It would be awesome to be able to disallow certain passwords, for example "password".

For example, 91% of users have a password from the top1000 passwords:
http://jajodia-saket.sjbn.co/2011/08/worlds-most-used-passwords-and-some...

Being able to copy and paste a list like this into the "disallowed passwords" would prevent
the "rainbow table attacks".

Comments

erikwebb’s picture

Status: Active » Closed (won't fix)

A decent password policy should inherently prevent these types of weak passwords. If a basic policy of numbers and letters is enabled, you could allow bad passwords like "abc123", but this seems like a feature just filling in the gap for already too lenient policies.

jpklein’s picture

Version: 7.x-1.0-beta1 » 7.x-1.2
StatusFileSize
new3.69 KB


While I realize that this issue is officially marked as won't fix, I had a requirement to prohibit users from including the sitemname in their passwords, and figured this was a good place to put the patch.

Applying the patch to version 7.x-1.2 adds a simple "word list" constraint to the policy-edit form, allowing you to add a comma-separated list of strings that can not appear in users' passwords.

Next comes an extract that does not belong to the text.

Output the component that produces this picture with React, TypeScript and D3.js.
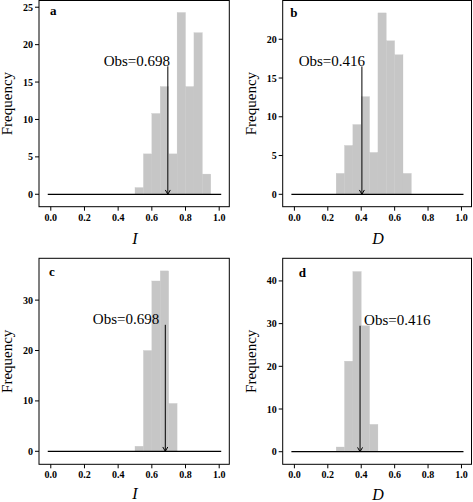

Note that this is not designed to handle long lists of words or protect against dictionary attacks; see #1780802: Implement a dictionary-based password constraint for development on that front.

erikwebb’s picture

Title: Don't allow certain passwords » Add constraint to blacklist certain passwords
Version: 7.x-1.2 » 7.x-2.x-dev

This should also be solved by the pluggable constraints model for 7.x-2.x. I actually think this would be a great plugin to include, if for no other reason than to write content-based automated tests.

erikwebb’s picture

Status: Closed (won't fix) » Active
aohrvetpv’s picture

Issue summary: View changes
Status: Active » Fixed

Status: Fixed » Closed (fixed)

Automatically closed - issue fixed for 2 weeks with no activity.